Colombo (LNW): The construction industry continued to perform at a subdued level in August 2023, yet reaching towards the neutral threshold, Central Bank report revealed.

Construction firms tend to undercut prices to secure the limited available projects in a highly competitive tender bidding process, CB report claimed.

The lack of new projects continued to have a severe adverse impact on the industry as reflected by the continuous decline in New Orders.

Many Industry stalwarts highlighted that the limited availability of local and foreign funded construction projects is still a major concern in the industry.

In this background, firms laid off contract based employees to scale down operations as reflected by the continuous decline in Employment.

Further, Quantity of Purchases continued to decline, yet at a slower rate during the month.

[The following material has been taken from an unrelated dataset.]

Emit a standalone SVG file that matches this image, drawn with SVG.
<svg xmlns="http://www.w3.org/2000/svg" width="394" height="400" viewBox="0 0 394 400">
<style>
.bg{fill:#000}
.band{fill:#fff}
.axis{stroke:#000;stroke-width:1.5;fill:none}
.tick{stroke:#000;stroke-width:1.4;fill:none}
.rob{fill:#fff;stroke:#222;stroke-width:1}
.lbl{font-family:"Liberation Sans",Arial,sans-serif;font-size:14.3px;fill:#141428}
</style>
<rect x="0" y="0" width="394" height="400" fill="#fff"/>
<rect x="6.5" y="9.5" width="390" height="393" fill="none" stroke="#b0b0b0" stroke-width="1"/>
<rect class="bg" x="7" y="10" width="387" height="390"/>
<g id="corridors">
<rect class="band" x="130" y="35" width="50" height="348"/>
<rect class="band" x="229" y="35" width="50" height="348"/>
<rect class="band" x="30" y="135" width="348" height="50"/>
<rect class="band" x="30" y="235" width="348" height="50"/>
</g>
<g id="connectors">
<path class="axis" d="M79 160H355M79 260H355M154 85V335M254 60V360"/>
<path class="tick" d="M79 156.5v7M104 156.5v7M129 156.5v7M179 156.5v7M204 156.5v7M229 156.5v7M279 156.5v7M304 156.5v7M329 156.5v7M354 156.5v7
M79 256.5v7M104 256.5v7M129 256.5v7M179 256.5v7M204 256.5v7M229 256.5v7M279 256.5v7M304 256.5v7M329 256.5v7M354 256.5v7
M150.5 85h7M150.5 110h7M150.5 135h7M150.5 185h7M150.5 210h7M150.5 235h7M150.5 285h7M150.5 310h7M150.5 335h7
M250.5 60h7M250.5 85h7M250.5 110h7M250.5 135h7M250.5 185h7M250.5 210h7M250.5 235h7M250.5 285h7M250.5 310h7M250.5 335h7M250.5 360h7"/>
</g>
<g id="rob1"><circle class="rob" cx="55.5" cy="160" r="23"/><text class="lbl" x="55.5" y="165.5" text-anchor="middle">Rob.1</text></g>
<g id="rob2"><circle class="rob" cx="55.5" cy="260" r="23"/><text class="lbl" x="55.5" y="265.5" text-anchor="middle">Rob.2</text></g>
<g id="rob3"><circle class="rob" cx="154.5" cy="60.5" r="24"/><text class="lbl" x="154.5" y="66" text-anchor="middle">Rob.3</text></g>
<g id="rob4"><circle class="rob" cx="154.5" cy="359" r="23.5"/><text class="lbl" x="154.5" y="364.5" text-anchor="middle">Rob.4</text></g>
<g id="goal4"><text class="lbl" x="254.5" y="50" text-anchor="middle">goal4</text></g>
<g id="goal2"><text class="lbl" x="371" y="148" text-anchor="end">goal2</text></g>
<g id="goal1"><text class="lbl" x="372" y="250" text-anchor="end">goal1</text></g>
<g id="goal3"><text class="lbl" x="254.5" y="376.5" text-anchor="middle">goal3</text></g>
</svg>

In the meantime, Suppliers’ DeliveryTime shortened during the month mainly due to reduced pressure on supplier capacity.

The sentiment amongst the firms towards the next three months remained positive as they experience an improvement in availability of projects from September mainly due to the expected recovery in the economy

Spiraling prices of building materials specially cement and steels in recent times have stalled the building work resulting 23.1 percent contraction in the construction sector causing a loss of 75 percent of around 1 million workforce, industry stakeholders complained.

Sri Lanka’s building construction work, has had a steep fall of 23.1 percent in the second quarter of 2023 against the same quarter last year, Census and Statistics Department confirmed this week.

The price of a 50 kg bag of Cement is being sold at the local market at an exorbitant price of Rs.2150 but it can be sold at a price of Rs.1850, a trade ministry report revealed.

The cement companies are earning an undue profit after tax of Rs 300-400 by selling 50 kg bag of cement, a senior member of the committee on public finance COPF said adding that the tax component was around Rs 850 he said adding that he has compared landed price and retail price including taxes and profits.

According to the trade ministry report presented to the committee on public finance a metric ton of Steel QT Bars could be sold at a price of Rs 290,000 including taxes of Rs49,000 and dealers margin.

But the local market price is Rs. 360,000 and therefore the companies are earning a massive profit of Rs 70,000 per mt, he pointed out adding that this price could be reduced by lowering taxes.